The middle run is quite different. And here Obama is irrelevant, as are all the other left-of-center governments. What is going on is the disintegration of capitalism as a world system, not because it can't guarantee welfare for the vast majority (it never could do that) but because it can no longer ensure that capitalists will have the endless accumulation of capital that is their raison d'être. We have arrived at a moment in which neither farsighted capitalists nor their opponents (us) are trying to preserve the system. We are both trying to establish a new system, but of course we have very different, indeed radically opposed, ideas about the nature of such a system.

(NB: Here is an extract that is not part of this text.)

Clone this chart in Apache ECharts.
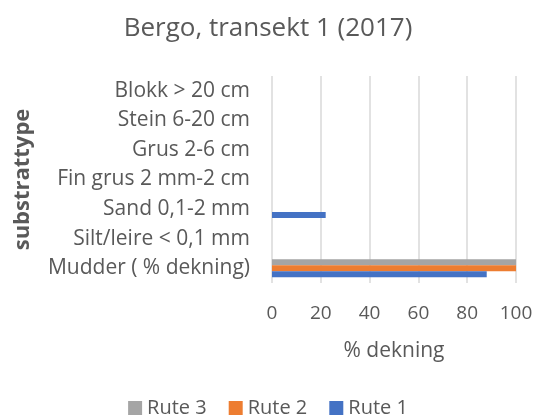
<!DOCTYPE html>
<html><head><meta charset="utf-8">
<script src="https://cdn.jsdelivr.net/npm/echarts@6/dist/echarts.min.js"></script>
<style>html,body{margin:0;padding:0;background:#fff}#c{width:536px;height:420px}</style>
</head><body><div id="c"></div>
<script>
const categories = ["Mudder ( % dekning)", "Silt/leire < 0,1 mm", "Sand 0,1-2 mm", "Fin grus 2 mm-2 cm", "Grus 2-6 cm", "Stein 6-20 cm", "Blokk > 20 cm"];
const rute1 = [88, 0, 22, 0, 0, 0, 0];
const rute2 = [100, 0, 0, 0, 0, 0, 0];
const rute3 = [100, 0, 0, 0, 0, 0, 0];
const xTicks = [0, 20, 40, 60, 80, 100];

const font = "'Open Sans', 'Noto Sans', sans-serif";
const txt = '#595959';
const chart = echarts.init(document.getElementById('c'), null, {renderer: 'canvas'});
chart.setOption({
  animation: false,
  title: {text: 'Bergo, transekt 1 (2017)', left: 'center', top: 11,
    textStyle: {fontFamily: font, fontSize: 26, fontWeight: 'normal', color: txt}},
  legend: {top: 393, left: 'center', itemWidth: 14, itemHeight: 14, itemGap: 22, icon: 'rect',
    data: ['Rute 3', 'Rute 2', 'Rute 1'],
    textStyle: {fontFamily: font, fontSize: 20, color: txt}},
  grid: {left: 272, right: 20, top: 76, bottom: 137},
  xAxis: {type: 'value', min: xTicks[0], max: xTicks[xTicks.length-1], interval: 20,
    name: '% dekning', nameLocation: 'middle', nameGap: 58,
    nameTextStyle: {fontFamily: font, fontSize: 21, color: txt},
    axisLabel: {fontFamily: font, fontSize: 19, color: txt, margin: 21},
    axisLine: {show: false}, axisTick: {show: false},
    splitLine: {lineStyle: {color: '#d9d9d9', width: 1.5}}},
  yAxis: {type: 'category', data: categories,
    name: 'substrattype', nameLocation: 'middle', nameGap: 238, nameRotate: 90,
    nameTextStyle: {fontFamily: font, fontSize: 22, fontWeight: 'bold', color: txt},
    axisLabel: {fontFamily: font, fontSize: 21, color: txt, margin: 22},
    axisLine: {show: false}, axisTick: {show: false}},
  series: [
    {name: 'Rute 3', type: 'bar', data: rute3, itemStyle: {color: '#A5A5A5'}, barCategoryGap: '39%', barGap: '0%'},
    {name: 'Rute 2', type: 'bar', data: rute2, itemStyle: {color: '#ED7D31'}, barCategoryGap: '39%', barGap: '0%'},
    {name: 'Rute 1', type: 'bar', data: rute1, itemStyle: {color: '#4472C4'}, barCategoryGap: '39%', barGap: '0%'}
  ]
});
</script></body></html>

Because the system has moved very far from equilibrium, it has become chaotic. We are seeing wild fluctuations in all the usual economic indicators--the prices of commodities, the relative value of currencies, the real levels of taxation, the quantity of items produced and traded. Since no one really knows, practically from day to day, where these indicators will shift, no one can sensibly plan anything.
In such a situation, no one is sure what measures will be best, whatever their politics. This practical intellectual confusion lends itself to frantic demagoguery of all kinds. The system is bifurcating, which means that in twenty to forty years there will be some new system, which will create order out of chaos. But we don't know what that system will be.
What can we do? First of all, we must be clear what the battle is about. It is the battle between the spirit of Davos (for a new system that is not capitalism but is nonetheless hierarchical, exploitative and polarizing) and the spirit of Porto Alegre (a new system that is relatively democratic and relatively egalitarian). No lesser evil here. It's one or the other.
What must the left do? Promote intellectual clarity about the fundamental choice. Then organize at a thousand levels and in a thousand ways to push things in the right direction. The primary thing to do is to encourage the decommodification of as much as we can decommodify. The second is to experiment with all kinds of new structures that make better sense in terms of global justice and ecological sanity. And the third thing we must do is to encourage sober optimism. Victory is far from certain. But it is possible.
So, to resume: work in the short run to minimize pain, and in the middle run to ensure that the new system that will emerge will be a better one and not a worse one. But do the latter without triumphalism, and knowing that the struggle will be tremendously difficult.